In 1536, Münster was the first to make a map of Europe on one sheet. Moreover, it is oriented to the south, a novelty following Waldseemüller and Ertzlaub. These mapmakers were able to improve the common Ptolemy maps and shape the new world. From 1540 Münster published the Cosmographia with maps and descriptions of the world. The impact of this innovative book was so great that we can consider Münster as one of the most important scientists in our history.

In the May of 1552, Münster died of plague in Basle and was buried in there, but his works remained influential in the period of the next generation of great modern map makers. After the death of Heinnrich Petri in 1579, his son Sebastian Henric Petri continued publishing.

Ptolemy’s Geographia in Renaissance Europe

Claudius Ptolemy (Egypt: ca. 100-170 AD) was an ancient geographer, astronomer, and mathematician. He was the first to use longitudinal and latitudinal coordinates. This idea of a global coordinates system was highly influential, and we use a similar system today. He is known today through translations and transcriptions of his work, but little is known about his life besides his residence in Alexandria.

Several of his works are still known today, although they have passed through several alterations and languages over the centuries. The Almagest, in thirteen books, discusses astronomy. It is in the Almagest that Ptolemy postulates his geocentric universe. His geometric ideas are contained in the Analemma, and his optical ideas were presented in five books known as the Optica.

His geographic and cartographic work was immensely influential. In the Planisphaerium, Ptolemy discusses the stereographic projection. Perhaps his best-known work is his Geographia, in eight books.
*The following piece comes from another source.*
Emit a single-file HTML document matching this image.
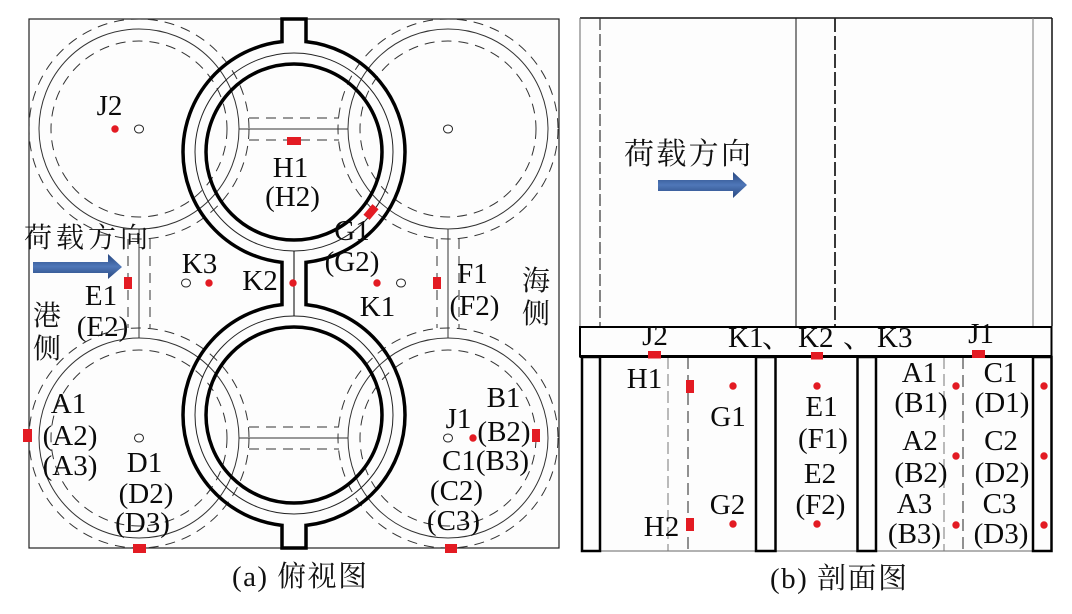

However, Ptolemy’s ideas had been absent from western European intellectual history for roughly a thousand years, although Arab scholars interacted with his ideas from the ninth century onward.

In 1295, a Greek monk found a copy of Geographia in Constantinople; the emperor ordered a copy made and the Greek text began to circulate in eastern Europe. In 1393, a Byzantine diplomat brought a copy of the Geographia to Italy, where it was translated into Latin in 1406 and called the Cosmographia. The manuscript maps were first recorded in 1415. These manuscripts, of which there are over eighty extant today, are the descendants of Ptolemy’s work and a now-lost atlas consisting of a world map and 26 regional maps.

When Ptolemy’s work was re-introduced to Western scholarship, it proved radically influential for the understanding and appearance of maps. Ptolemy employs the concept of a graticule, uses latitude and longitude, and orients his maps to the north—concepts we take for granted today. The Geographia’s text is concerned with three main issues with regard to geography: the size and shape of the earth; map projection, i.e. how to represent the world’s curve proportionally on a plane surface; and the corruption of spatial data as it transfers from source to source. The text also contains instructions as to how to map the world on a globe or a plane surface, complete with the only set of geographic coordinates (8000 toponyms, 6400 with coordinates) to survive from the classical world.